Luxemburg wrestled with a dilemma that troubled many of her contemporaries on the left and still resonates today: how to validate human beings’ ability to change capitalist society, while giving weight to the force of historical circumstances. Her letters reveal a taut oscillation. Proletarian internationalism was being routed by war, yet she wrote on 11 February 1915: “Ça ira – it will go on.”

Her death in 1919 was not to be the end of the story. In 1922, her former lover, Paul Levi, published a pamphlet she had written criticising the suppression of democracy in the Bolshevik revolution. It was akin to heresy and, under Stalin, her letters, archived in Moscow, were jealously controlled. Meanwhile the Kautskys were carrying Luxemburg letters with the rest of their papers from one European country to another as the Nazis advanced. In Germany, Mathilde Jacob, Luxemburg’s devoted friend and typist, ensured that her collection was sent to the United States; soon after, Jacob was taken to a concentration camp.
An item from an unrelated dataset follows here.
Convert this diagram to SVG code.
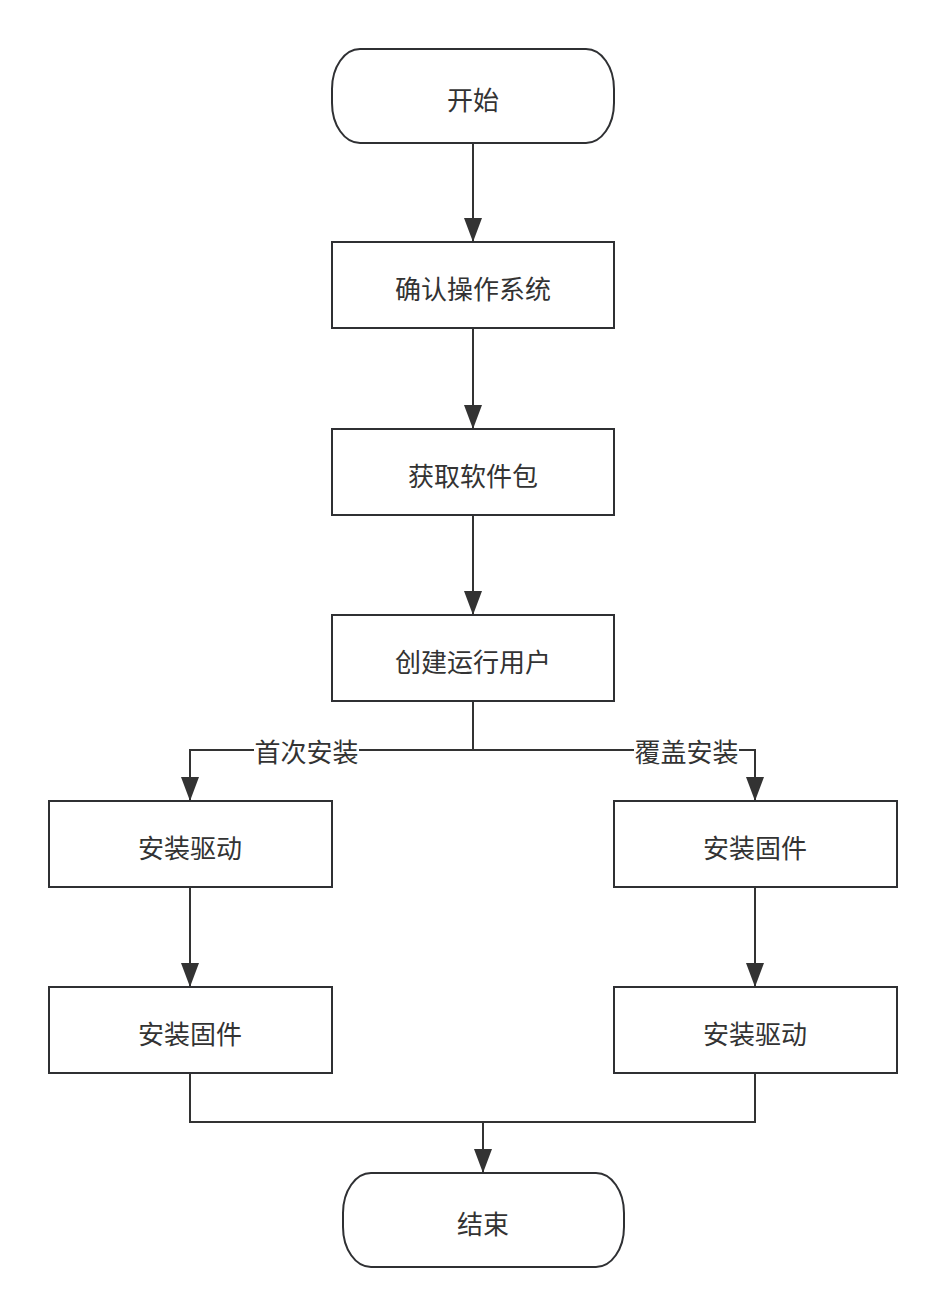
<svg xmlns="http://www.w3.org/2000/svg" width="946" height="1316" viewBox="0 0 946 1316">
<defs>
<style>
.n{fill:#fff;stroke:#2f3033;stroke-width:2}
.t{font-family:"Noto Sans CJK SC","Noto Sans",sans-serif;font-size:26px;fill:#333;text-anchor:middle;dominant-baseline:central}
.l{font-family:"Noto Sans CJK SC","Noto Sans",sans-serif;font-size:26px;fill:#333;text-anchor:middle;dominant-baseline:central}
.c{fill:none;stroke:#333;stroke-width:2}
</style>
<marker id="d" markerUnits="userSpaceOnUse" markerWidth="24" markerHeight="18" refX="24" refY="9" orient="auto" viewBox="0 0 24 18">
<path d="M0,0 L24,9 L0,18 Z" fill="#333"/>
</marker>
</defs>
<rect width="946" height="1316" fill="#fff"/>
<g id="connectors">
<path class="c" d="M473,143 V242" marker-end="url(#d)"/>
<path class="c" d="M473,328 V429" marker-end="url(#d)"/>
<path class="c" d="M473,515 V615" marker-end="url(#d)"/>
<path class="c" d="M473,701 V750 H190 V801" marker-end="url(#d)"/>
<path class="c" d="M473,750 H755 V801" marker-end="url(#d)"/>
<path class="c" d="M190,887 V987" marker-end="url(#d)"/>
<path class="c" d="M755,887 V987" marker-end="url(#d)"/>
<path class="c" d="M190,1073 V1122 H755 V1073"/>
<path class="c" d="M483,1122 V1173" marker-end="url(#d)"/>
<rect x="254" y="736" width="105" height="28" fill="#fff"/>
<text class="l" x="306.5" y="750">首次安装</text>
<rect x="634" y="736" width="105" height="28" fill="#fff"/>
<text class="l" x="686.5" y="750">覆盖安装</text>
</g>
<g id="start"><rect class="n" x="332" y="49" width="282" height="94" rx="28" ry="40"/><text class="t" x="473" y="98">开始</text></g>
<g id="confirm-os"><rect class="n" x="332" y="242" width="282" height="86"/><text class="t" x="473" y="287">确认操作系统</text></g>
<g id="get-package"><rect class="n" x="332" y="429" width="282" height="86"/><text class="t" x="473" y="474">获取软件包</text></g>
<g id="create-user"><rect class="n" x="332" y="615" width="282" height="86"/><text class="t" x="473" y="660">创建运行用户</text></g>
<g id="left-driver"><rect class="n" x="49" y="801" width="283" height="86"/><text class="t" x="190" y="846">安装驱动</text></g>
<g id="left-firmware"><rect class="n" x="49" y="987" width="283" height="86"/><text class="t" x="190" y="1032">安装固件</text></g>
<g id="right-firmware"><rect class="n" x="614" y="801" width="283" height="86"/><text class="t" x="755" y="846">安装固件</text></g>
<g id="right-driver"><rect class="n" x="614" y="987" width="283" height="86"/><text class="t" x="755" y="1032">安装驱动</text></g>
<g id="end"><rect class="n" x="343" y="1173" width="281" height="94" rx="28" ry="40"/><text class="t" x="483" y="1222">结束</text></g>
</svg>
And so it did, and does “go on”, albeit in fits and starts, and with one step forward and several backward. Coincidentally The Letters of Rosa Luxemburg reaches us at a time when the peoples of the Middle East are asserting their aspirations for political, economic and social emancipation with formidable courage. The “living spirit” Luxemburg nurtured so strenuously has, once again, taken to the streets.